Warning: If you disable the default full upgrade and upgrade only the PKS control plane, you must upgrade all your PKS-provisioned Kubernetes clusters before the next Enterprise PKS tile upgrade. Disabling the default full upgrade and upgrading only the PKS control plane cause the PKS version tagged in your Kubernetes clusters to fall behind the Enterprise PKS tile version. If your PKS-provisioned Kubernetes clusters fall more than one version behind the tile, Enterprise PKS cannot upgrade the clusters.
What Happens During Full PKS and PKS Control Plane Upgrades
You can perform full PKS upgrades and PKS control plane upgrades only through the Enterprise PKS tile.
After you add a new Enterprise PKS tile version to your staging area on the Ops Manager Installation Dashboard, Ops Manager automatically migrates your configuration settings into the new tile version.
For more information, see:
Full PKS Upgrades
During a full PKS upgrade, the Enterprise PKS tile does the following:
(Only in v1.7) Creates the PKS Database VM. When you first upgrade from Enterprise PKS v1.6 to v1.7, the upgrade process creates the PKS Database VM, a new dedicated MySQL VM.
- This MySQL VM resides alongside the PKS API VM on the PKS control plane.
- The upgrade process then migrates the PKS v1.6 MySQL data from the PKS API VM to the new dedicated MySQL VM.
- Subsequent Enterprise PKS upgrades, from earlier to later patch versions of PKS v1.7, do not include this step.
Upgrades the PKS control plane, which hosts the PKS API and UAA servers. This control plane upgrade causes temporary outages as described in Control Plane Outages below.

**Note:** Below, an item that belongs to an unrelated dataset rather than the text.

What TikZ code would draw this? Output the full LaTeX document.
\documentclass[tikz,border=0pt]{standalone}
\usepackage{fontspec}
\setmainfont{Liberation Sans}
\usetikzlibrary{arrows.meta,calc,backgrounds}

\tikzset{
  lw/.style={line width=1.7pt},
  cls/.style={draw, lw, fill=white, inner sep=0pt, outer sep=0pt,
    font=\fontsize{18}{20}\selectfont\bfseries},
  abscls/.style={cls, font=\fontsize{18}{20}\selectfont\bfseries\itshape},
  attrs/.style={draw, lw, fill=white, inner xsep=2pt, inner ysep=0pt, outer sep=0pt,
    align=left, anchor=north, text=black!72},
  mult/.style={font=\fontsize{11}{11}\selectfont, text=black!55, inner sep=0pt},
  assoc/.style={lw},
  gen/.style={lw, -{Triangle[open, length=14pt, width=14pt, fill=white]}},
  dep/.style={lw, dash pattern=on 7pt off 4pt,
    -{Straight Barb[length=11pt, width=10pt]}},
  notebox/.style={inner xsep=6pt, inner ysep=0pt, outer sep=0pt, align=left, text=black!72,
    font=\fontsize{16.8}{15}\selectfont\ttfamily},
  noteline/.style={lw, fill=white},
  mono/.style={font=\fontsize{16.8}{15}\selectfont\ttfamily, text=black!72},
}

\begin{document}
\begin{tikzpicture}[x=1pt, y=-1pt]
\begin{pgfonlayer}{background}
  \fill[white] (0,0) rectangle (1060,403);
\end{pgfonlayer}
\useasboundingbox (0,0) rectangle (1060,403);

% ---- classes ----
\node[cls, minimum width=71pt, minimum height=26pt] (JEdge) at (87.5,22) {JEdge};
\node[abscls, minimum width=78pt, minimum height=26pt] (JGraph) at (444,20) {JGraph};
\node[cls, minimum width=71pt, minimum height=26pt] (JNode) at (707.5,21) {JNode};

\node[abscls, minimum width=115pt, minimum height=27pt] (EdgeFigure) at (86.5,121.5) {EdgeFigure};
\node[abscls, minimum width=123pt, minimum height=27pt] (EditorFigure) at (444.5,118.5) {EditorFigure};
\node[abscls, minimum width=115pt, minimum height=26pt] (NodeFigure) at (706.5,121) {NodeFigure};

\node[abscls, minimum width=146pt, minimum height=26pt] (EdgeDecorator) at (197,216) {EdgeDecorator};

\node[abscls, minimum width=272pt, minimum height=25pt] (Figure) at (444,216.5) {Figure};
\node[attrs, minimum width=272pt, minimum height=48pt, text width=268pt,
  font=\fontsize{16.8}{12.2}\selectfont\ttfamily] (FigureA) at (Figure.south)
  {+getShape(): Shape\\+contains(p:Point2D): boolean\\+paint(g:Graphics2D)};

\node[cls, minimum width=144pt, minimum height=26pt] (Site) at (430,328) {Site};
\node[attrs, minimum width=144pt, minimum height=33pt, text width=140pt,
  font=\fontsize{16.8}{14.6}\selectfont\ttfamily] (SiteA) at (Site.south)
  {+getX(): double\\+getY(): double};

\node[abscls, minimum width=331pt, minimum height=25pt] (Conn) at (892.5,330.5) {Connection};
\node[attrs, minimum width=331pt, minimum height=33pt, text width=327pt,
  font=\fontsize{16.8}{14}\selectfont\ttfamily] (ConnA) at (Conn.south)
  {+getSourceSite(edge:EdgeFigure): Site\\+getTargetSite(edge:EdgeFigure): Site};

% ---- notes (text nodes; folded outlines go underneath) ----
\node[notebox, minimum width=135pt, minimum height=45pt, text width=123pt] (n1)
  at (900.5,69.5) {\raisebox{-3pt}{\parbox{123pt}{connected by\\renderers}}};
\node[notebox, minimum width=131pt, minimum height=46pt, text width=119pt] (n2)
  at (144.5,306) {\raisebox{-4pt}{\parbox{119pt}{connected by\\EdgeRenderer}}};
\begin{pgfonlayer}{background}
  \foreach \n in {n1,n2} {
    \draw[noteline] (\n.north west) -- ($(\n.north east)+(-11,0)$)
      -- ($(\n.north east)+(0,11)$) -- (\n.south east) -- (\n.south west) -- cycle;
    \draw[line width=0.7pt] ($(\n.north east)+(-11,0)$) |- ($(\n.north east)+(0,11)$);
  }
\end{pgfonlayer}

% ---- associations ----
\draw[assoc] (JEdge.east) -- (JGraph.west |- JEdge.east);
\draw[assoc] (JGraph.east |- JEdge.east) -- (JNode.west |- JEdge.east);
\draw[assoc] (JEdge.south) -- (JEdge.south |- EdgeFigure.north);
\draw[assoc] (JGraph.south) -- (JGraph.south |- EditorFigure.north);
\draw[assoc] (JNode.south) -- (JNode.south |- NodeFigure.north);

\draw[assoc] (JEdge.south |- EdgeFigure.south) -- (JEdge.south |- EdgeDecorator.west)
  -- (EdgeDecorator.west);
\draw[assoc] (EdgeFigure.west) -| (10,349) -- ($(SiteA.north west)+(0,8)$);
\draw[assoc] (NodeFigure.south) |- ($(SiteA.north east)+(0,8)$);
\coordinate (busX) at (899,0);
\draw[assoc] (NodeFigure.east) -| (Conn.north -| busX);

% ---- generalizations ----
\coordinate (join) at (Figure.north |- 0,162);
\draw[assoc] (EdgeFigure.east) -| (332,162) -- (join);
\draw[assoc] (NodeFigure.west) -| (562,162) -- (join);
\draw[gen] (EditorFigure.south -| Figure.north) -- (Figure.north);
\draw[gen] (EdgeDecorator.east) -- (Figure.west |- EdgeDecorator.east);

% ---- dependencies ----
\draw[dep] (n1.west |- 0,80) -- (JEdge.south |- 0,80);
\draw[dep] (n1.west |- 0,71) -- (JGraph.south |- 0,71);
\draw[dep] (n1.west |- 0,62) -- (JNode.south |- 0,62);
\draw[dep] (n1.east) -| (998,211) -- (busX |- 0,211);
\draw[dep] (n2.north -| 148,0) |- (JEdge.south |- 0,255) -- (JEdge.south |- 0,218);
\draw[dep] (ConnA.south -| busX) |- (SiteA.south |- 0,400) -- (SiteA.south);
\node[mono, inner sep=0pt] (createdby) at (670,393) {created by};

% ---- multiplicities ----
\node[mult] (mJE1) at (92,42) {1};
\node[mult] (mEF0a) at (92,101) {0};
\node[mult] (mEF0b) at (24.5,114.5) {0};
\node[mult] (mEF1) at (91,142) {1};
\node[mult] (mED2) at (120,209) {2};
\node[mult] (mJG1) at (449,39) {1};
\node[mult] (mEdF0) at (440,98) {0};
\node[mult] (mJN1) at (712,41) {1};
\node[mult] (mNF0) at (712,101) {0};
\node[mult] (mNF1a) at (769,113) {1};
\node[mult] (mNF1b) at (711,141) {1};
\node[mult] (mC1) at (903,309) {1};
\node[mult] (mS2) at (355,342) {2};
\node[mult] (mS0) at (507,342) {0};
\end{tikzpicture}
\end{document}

Upgrades PKS-provisioned Kubernetes clusters.
- Upgrading PKS-provisioned Kubernetes clusters is controlled by the Upgrade all clusters errand in the Enterprise PKS tile.
- The cluster upgrade process recreates all clusters, which may cause cluster outages. For more information, see What Happens During Cluster Upgrades below.
PKS Control Plane Upgrades
When upgrading the PKS control plane only, the Enterprise PKS tile follows the process described in Full PKS Upgrades above, step 1 and 2. It does not upgrade PKS-provisioned Kubernetes clusters, step 3.
Control Plane Outages
Upgrading the Enterprise PKS control plane temporarily interrupts the following:
- Logging in to the PKS CLI and using all
pks
commands - Using the PKS API to retrieve information about clusters
- Using the PKS API to create and delete clusters
- Using the PKS API to resize clusters
These outages do not affect the Kubernetes clusters themselves.
During a PKS control plane upgrade, you can still interact with clusters and their workloads using the Kubernetes Command Line Interface, kubectl
.
For more information about the PKS control plane, see PKS Control Plane Overview in Enterprise PKS Architecture.
Canary Instances
The Enterprise PKS tile is a BOSH deployment.
BOSH-deployed products can set a number of canary instances to upgrade first, before the rest of the deployment VMs. BOSH continues the upgrade only if the canary instance upgrade succeeds. If the canary instance encounters an error, the upgrade stops running and other VMs are not affected.
The Enterprise PKS tile uses one canary instance when deploying or upgrading Enterprise PKS.
What Happens During Cluster Upgrades
Upgrading PKS-provisioned Kubernetes clusters updates their Kubernetes version to the version included with the Enterprise PKS tile. It also updates the PKS version tagged in your clusters to the Enterprise PKS tile version.
You can upgrade PKS-provisioned Kubernetes clusters either through the Enterprise PKS tile or the PKS CLI. See the table below.
This method | Upgrades |
---|---|
The Upgrade all clusters errand in the Enterprise PKS tile > Errands |
All clusters. Clusters are upgraded serially. |
pks upgrade-cluster |
One cluster. |
pks upgrade-clusters |
Multiple clusters. Clusters are upgraded serially or in parallel. |
During an upgrade of PKS-provisioned clusters, Enterprise PKS recreates your clusters. This includes the following stages for each cluster you upgrade:
- Master nodes are recreated.
- Worker nodes are recreated.
Depending on your cluster configuration, these recreations may cause Master Nodes Outage or Worker Nodes Outage as described below.
Master Nodes Outage
When Enterprise PKS upgrades a single-master cluster,
you cannot interact with your cluster, use kubectl
, or push new workloads.
To avoid this loss of functionality, VMware recommends using multi-master clusters.
Worker Nodes Outage
When Enterprise PKS upgrades a worker node, the node stops running containers. If your workloads run on a single node, they will experience downtime.
To avoid downtime for stateless workloads, VMware recommends using at least one worker node per availability zone (AZ). For stateful workloads, VMware recommends using a minimum of two worker nodes per AZ.
Note: When the Upgrade all clusters errand is enabled in the Enterprise PKS tile, updating the tile with a new Linux or Windows stemcell rolls every Linux or Windows VM in each Kubernetes cluster. This automatic rolling ensures that all your VMs are patched. To avoid workload downtime, use the resource configuration recommended in Master Nodes Outage and Worker Nodes Outage above and in Maintaining Workload Uptime.